In ultimo, anche una proposta. “Se la Chiesa dovesse intervenire con delle iniziative in questo ambito, e questo sarebbe auspicabile, esse dovrebbero essere delle iniziative che devono nascere dal basso, perché quelle che nascono dall’alto sono sempre destinate a fallire. Se fossi chiamato a decidere di fare una cosa, ecco, il cinema italiano, è in crisi per un motivo: non ha bravi sceneggiatori. Abbiamo ottime maestranze, grandissimi direttori della fotografia, grandissimi doppiatori, un po’ di attori, buoni registi, ma mancano le storie. Allora la Chiesa dovrebbe impegnarsi a prendere i migliori dieci che escono dalle dieci migliori università pubbliche o private e pagare loro un master negli Stati Uniti per sceneggiatori. Gli americani sono gli unici che sanno raccontare bene anche delle piccole storie. Se questo viene fatto per cinque anni si potrebbero disseminare nelle case di produzione questi autori ed è nella loro scrittura che potrebbe emergere qualcosa di straordinario”.

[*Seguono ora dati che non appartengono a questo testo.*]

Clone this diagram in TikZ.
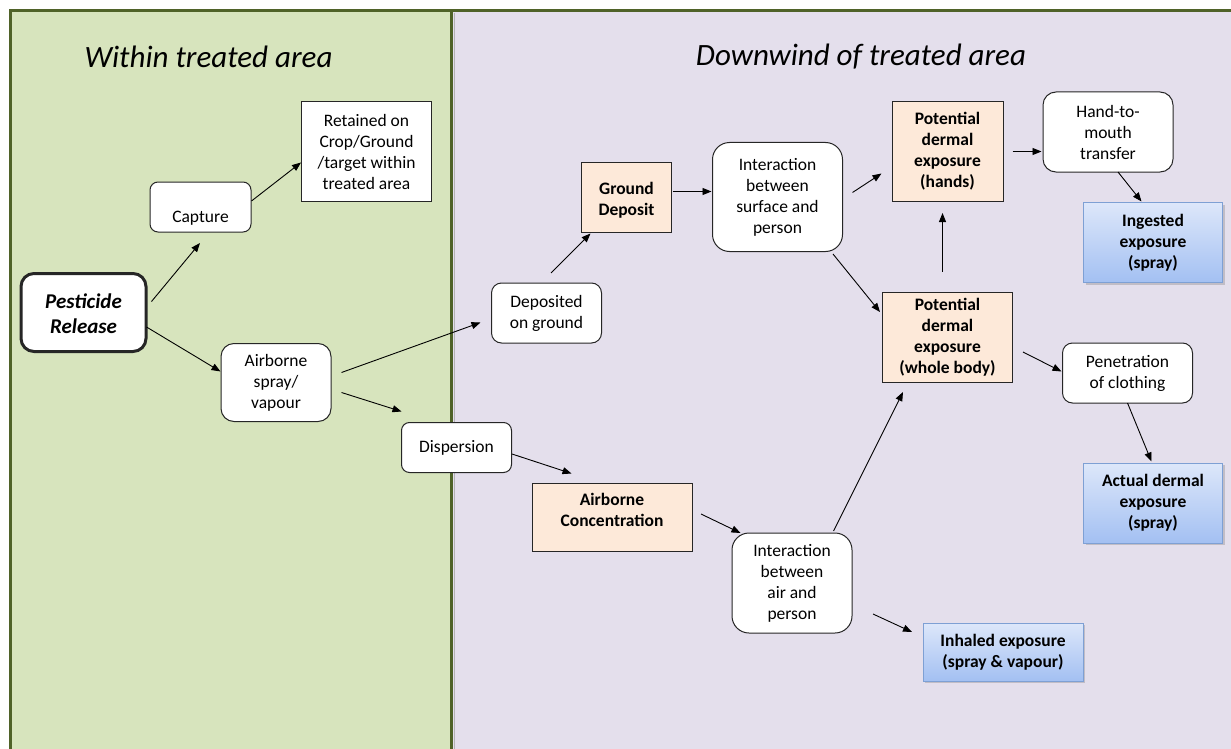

Intervenendo a conclusione, l’arcivescovo Michele Seccia ha espresso il suo ringraziamento. “Grazie è la parola più breve, più semplice e più comprensiva di tutto. La riflessione di mons. Viganò ci riporta al vissuto quotidiano, perché tutti siamo davanti al telegiornale e non solo. Tutti ci nutriamo di televisione, magari anche quando mangiamo. Ma come ci serviamo di queste informazioni, come le leggiamo? E soprattutto, c’è ancora la possibilità non di interferire, ma di seguire i nostri ragazzi e comprendere come essi oggi si servono dei mezzi di comunicazione? Ai cresimandi ripeto sempre di fare attenzione a come utilizzano ‘i remi’ per navigare in internet. Non è la sola preoccupazione di incontrare il male, ma è anche quella di non comprendere se davvero maturano il desiderio di sapere. È vero che la conoscenza nasce dalla curiosità, ma è altrettanto vero che molte volte la curiosità ci allontana molto dalla vera conoscenza. Quindi gli educatori devono acquisire sempre più una sensibilità verso l’ascolto per accompagnare i ragazzi verso la conoscenza e l’approfondimento”.